RECORDS TO USE –
—————

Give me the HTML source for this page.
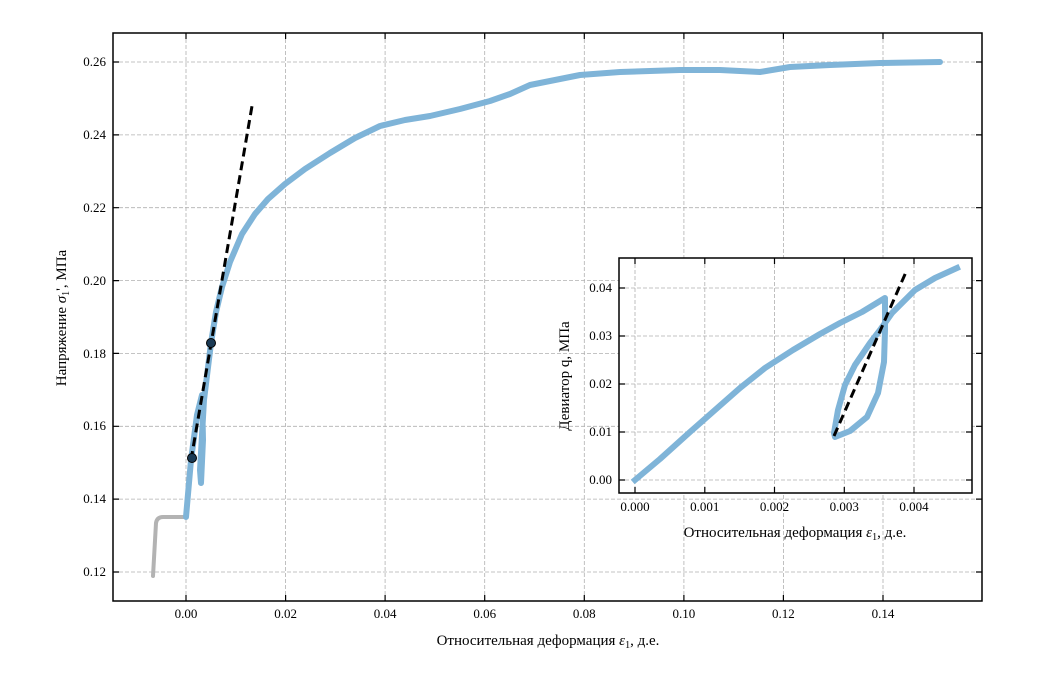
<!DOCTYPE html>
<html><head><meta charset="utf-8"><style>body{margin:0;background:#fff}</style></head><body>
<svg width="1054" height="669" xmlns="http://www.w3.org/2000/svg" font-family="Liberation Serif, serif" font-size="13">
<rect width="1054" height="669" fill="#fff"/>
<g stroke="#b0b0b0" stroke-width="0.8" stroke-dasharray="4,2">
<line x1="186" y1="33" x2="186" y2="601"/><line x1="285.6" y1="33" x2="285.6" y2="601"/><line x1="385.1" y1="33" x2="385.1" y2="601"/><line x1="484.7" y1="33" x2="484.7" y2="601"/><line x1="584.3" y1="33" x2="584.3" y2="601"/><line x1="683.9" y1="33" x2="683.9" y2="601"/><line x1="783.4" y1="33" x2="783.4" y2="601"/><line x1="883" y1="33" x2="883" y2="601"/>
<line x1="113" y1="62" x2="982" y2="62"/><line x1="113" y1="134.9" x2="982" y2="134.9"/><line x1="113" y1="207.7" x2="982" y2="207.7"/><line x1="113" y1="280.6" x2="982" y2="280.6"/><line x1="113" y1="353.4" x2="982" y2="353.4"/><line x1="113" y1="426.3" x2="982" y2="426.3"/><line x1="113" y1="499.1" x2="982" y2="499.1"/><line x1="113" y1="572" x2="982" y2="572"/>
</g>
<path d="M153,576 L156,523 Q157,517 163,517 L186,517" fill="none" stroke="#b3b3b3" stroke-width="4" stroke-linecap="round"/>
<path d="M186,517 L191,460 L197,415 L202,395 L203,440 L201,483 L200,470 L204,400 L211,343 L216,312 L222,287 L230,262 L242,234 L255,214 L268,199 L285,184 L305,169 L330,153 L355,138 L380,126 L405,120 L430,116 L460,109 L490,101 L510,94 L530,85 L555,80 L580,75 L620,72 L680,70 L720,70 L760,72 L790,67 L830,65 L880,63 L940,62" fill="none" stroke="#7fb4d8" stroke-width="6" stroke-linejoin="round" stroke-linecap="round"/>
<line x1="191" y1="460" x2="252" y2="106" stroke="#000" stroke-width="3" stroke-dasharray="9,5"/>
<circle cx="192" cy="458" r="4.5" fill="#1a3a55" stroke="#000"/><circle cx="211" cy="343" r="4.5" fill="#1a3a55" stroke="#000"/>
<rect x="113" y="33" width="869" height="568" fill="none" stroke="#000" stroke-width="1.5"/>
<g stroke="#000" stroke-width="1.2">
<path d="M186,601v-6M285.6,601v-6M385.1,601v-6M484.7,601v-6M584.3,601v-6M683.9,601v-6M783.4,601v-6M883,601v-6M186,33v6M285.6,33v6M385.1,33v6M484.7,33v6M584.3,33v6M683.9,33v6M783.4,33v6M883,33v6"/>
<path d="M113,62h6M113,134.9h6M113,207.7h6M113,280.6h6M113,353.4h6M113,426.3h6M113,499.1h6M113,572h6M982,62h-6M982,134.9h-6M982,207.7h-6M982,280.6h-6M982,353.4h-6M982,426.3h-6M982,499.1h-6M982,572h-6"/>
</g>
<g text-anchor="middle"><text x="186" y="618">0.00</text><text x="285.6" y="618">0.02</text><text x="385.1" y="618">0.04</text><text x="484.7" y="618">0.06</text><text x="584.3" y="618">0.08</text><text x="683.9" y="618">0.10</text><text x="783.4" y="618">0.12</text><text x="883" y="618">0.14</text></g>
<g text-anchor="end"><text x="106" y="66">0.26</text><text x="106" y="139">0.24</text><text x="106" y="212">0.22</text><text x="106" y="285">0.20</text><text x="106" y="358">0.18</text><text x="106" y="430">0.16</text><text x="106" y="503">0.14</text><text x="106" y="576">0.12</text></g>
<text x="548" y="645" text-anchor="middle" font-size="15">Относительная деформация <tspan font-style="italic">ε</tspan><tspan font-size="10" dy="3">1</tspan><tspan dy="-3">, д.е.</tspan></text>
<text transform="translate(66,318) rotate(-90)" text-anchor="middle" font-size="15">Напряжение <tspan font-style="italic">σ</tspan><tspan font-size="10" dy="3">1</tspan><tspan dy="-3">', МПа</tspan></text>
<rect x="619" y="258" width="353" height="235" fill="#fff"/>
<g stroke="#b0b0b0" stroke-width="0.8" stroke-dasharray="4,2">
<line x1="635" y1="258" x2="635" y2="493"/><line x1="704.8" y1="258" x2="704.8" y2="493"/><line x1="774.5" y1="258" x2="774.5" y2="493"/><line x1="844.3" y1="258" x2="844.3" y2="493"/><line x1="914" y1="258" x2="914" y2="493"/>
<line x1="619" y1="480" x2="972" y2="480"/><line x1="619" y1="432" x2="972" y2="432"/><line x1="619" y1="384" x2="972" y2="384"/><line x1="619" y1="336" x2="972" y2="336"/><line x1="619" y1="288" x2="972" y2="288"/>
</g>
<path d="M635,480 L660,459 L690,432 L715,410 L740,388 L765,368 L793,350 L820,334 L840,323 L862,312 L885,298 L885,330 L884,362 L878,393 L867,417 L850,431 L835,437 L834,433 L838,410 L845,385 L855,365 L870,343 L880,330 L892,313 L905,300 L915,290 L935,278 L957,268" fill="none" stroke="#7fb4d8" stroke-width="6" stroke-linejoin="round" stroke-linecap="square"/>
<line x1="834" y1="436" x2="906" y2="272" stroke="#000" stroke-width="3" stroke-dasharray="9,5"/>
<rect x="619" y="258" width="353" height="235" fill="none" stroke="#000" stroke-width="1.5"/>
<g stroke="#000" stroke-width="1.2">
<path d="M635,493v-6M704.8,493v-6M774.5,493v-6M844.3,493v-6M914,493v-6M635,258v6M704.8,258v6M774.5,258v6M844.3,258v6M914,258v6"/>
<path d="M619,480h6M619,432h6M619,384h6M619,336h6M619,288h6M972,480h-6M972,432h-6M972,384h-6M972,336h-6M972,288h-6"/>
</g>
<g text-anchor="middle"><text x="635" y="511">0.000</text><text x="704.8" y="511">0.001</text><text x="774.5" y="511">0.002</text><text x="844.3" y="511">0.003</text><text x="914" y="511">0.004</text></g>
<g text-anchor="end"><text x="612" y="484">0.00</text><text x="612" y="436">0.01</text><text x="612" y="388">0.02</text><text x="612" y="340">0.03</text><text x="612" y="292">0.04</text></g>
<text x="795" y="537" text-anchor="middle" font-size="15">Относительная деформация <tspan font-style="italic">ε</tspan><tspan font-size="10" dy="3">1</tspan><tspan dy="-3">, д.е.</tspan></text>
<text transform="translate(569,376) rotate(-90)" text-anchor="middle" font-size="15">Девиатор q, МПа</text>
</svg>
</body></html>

—————

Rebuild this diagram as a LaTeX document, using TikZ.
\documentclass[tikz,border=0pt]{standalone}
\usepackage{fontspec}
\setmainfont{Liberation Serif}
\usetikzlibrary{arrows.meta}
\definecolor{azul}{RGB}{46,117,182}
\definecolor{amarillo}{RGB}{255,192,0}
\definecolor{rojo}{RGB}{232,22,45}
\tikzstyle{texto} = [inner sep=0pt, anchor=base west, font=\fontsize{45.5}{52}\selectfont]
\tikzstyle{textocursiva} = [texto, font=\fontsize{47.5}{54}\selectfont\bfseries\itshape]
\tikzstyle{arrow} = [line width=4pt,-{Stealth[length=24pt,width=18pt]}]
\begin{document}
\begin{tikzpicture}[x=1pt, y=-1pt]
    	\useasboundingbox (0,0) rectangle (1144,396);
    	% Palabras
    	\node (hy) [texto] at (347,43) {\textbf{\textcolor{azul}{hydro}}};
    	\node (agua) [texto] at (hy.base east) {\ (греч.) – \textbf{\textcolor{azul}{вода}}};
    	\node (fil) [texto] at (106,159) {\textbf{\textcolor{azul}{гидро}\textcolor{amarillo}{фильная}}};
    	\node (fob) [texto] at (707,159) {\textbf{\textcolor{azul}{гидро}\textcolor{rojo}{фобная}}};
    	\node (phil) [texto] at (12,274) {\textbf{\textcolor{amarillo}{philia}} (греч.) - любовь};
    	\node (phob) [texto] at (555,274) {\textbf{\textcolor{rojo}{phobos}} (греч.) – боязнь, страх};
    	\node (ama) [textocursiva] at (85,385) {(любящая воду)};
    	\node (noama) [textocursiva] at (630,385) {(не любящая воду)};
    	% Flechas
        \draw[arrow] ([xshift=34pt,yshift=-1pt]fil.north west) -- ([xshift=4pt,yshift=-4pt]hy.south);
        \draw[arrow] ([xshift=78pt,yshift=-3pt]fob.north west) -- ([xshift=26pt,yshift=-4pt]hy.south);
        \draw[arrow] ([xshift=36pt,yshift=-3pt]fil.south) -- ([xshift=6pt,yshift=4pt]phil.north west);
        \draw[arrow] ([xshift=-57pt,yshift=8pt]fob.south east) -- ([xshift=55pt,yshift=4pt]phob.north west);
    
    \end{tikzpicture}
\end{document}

—————

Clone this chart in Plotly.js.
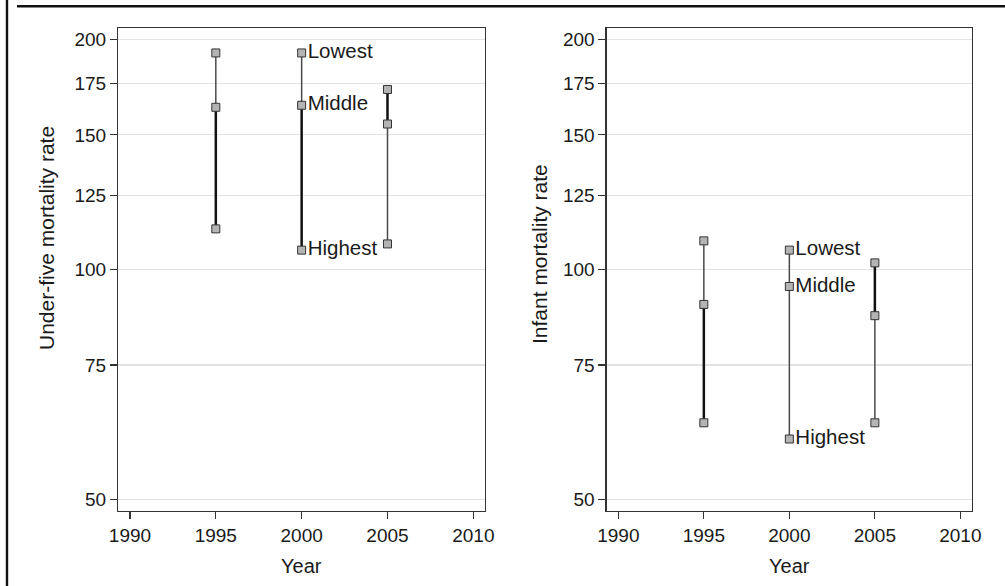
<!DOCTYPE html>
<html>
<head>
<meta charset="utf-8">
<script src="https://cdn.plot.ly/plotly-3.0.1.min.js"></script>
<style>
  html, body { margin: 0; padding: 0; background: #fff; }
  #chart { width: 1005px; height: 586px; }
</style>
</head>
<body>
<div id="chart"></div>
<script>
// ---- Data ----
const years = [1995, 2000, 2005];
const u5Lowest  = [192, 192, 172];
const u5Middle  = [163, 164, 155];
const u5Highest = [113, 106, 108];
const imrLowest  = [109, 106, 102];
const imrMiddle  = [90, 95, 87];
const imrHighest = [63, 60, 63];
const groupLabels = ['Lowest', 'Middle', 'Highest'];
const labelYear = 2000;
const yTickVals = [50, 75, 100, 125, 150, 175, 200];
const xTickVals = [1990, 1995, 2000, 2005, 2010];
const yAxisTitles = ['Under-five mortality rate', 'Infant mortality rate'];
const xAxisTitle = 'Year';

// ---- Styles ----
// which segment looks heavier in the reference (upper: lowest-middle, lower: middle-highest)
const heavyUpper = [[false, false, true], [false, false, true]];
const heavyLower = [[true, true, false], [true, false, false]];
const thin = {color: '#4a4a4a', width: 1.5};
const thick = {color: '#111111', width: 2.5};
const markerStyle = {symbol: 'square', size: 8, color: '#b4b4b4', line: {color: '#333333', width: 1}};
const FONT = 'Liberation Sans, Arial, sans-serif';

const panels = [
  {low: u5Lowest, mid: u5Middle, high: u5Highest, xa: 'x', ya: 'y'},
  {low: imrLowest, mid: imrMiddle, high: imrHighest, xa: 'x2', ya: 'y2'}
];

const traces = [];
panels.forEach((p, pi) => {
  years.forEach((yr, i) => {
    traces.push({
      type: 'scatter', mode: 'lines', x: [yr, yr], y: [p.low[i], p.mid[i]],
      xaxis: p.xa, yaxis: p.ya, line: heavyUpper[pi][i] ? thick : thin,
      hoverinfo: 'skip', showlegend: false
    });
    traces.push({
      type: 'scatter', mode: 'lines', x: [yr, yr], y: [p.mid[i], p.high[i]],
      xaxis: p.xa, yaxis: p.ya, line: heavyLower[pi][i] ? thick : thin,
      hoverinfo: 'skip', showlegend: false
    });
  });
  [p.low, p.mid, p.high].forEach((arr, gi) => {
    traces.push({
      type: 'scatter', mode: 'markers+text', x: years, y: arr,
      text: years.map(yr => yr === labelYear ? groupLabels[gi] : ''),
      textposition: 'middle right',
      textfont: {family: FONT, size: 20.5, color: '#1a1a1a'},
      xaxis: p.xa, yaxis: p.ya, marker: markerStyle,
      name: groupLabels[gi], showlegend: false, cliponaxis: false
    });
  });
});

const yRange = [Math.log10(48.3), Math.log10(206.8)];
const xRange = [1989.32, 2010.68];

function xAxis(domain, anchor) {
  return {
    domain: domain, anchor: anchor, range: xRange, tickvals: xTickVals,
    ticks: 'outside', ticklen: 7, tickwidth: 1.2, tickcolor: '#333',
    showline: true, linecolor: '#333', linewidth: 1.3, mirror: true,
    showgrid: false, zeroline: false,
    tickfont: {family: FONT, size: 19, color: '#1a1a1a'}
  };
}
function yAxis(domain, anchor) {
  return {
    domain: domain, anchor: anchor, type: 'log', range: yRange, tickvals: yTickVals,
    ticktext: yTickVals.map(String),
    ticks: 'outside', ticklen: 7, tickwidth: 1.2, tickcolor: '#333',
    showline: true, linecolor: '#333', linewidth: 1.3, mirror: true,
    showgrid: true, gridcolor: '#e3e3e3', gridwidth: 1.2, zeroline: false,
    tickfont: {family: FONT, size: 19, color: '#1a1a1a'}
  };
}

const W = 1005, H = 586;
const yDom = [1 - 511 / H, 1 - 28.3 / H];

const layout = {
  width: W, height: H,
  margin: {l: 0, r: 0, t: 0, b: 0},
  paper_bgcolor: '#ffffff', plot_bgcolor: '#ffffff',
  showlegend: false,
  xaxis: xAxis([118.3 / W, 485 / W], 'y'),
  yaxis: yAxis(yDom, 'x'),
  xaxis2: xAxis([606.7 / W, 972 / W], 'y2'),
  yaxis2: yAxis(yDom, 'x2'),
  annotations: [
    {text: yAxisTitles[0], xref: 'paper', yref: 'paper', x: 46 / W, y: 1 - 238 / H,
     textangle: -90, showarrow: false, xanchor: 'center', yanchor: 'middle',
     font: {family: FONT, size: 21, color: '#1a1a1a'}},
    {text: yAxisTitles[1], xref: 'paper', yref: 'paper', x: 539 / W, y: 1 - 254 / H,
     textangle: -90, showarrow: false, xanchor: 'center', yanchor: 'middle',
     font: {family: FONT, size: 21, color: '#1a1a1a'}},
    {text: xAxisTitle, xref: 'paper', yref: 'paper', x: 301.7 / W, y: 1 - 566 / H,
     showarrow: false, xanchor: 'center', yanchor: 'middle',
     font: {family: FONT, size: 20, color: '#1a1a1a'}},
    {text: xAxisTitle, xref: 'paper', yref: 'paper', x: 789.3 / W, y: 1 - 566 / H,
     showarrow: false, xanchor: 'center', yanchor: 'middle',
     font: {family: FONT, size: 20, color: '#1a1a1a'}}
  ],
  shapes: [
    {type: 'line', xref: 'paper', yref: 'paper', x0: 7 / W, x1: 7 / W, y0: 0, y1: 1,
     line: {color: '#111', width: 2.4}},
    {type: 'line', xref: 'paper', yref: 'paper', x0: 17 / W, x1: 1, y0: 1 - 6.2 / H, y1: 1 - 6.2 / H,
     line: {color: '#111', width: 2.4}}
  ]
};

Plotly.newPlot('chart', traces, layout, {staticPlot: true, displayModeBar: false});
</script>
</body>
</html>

—————

SHORT PROBLEM – Give again, word for word, every line of the listing above from the one with "Rebuild this diagram" to the one with "-- ([xshift=55pt,yshift=4pt]phob.north west);", both inclusive, and nothing beyond them.

RESULT –
Rebuild this diagram as a LaTeX document, using TikZ.
\documentclass[tikz,border=0pt]{standalone}
\usepackage{fontspec}
\setmainfont{Liberation Serif}
\usetikzlibrary{arrows.meta}
\definecolor{azul}{RGB}{46,117,182}
\definecolor{amarillo}{RGB}{255,192,0}
\definecolor{rojo}{RGB}{232,22,45}
\tikzstyle{texto} = [inner sep=0pt, anchor=base west, font=\fontsize{45.5}{52}\selectfont]
\tikzstyle{textocursiva} = [texto, font=\fontsize{47.5}{54}\selectfont\bfseries\itshape]
\tikzstyle{arrow} = [line width=4pt,-{Stealth[length=24pt,width=18pt]}]
\begin{document}
\begin{tikzpicture}[x=1pt, y=-1pt]
    	\useasboundingbox (0,0) rectangle (1144,396);
    	% Palabras
    	\node (hy) [texto] at (347,43) {\textbf{\textcolor{azul}{hydro}}};
    	\node (agua) [texto] at (hy.base east) {\ (греч.) – \textbf{\textcolor{azul}{вода}}};
    	\node (fil) [texto] at (106,159) {\textbf{\textcolor{azul}{гидро}\textcolor{amarillo}{фильная}}};
    	\node (fob) [texto] at (707,159) {\textbf{\textcolor{azul}{гидро}\textcolor{rojo}{фобная}}};
    	\node (phil) [texto] at (12,274) {\textbf{\textcolor{amarillo}{philia}} (греч.) - любовь};
    	\node (phob) [texto] at (555,274) {\textbf{\textcolor{rojo}{phobos}} (греч.) – боязнь, страх};
    	\node (ama) [textocursiva] at (85,385) {(любящая воду)};
    	\node (noama) [textocursiva] at (630,385) {(не любящая воду)};
    	% Flechas
        \draw[arrow] ([xshift=34pt,yshift=-1pt]fil.north west) -- ([xshift=4pt,yshift=-4pt]hy.south);
        \draw[arrow] ([xshift=78pt,yshift=-3pt]fob.north west) -- ([xshift=26pt,yshift=-4pt]hy.south);
        \draw[arrow] ([xshift=36pt,yshift=-3pt]fil.south) -- ([xshift=6pt,yshift=4pt]phil.north west);
        \draw[arrow] ([xshift=-57pt,yshift=8pt]fob.south east) -- ([xshift=55pt,yshift=4pt]phob.north west);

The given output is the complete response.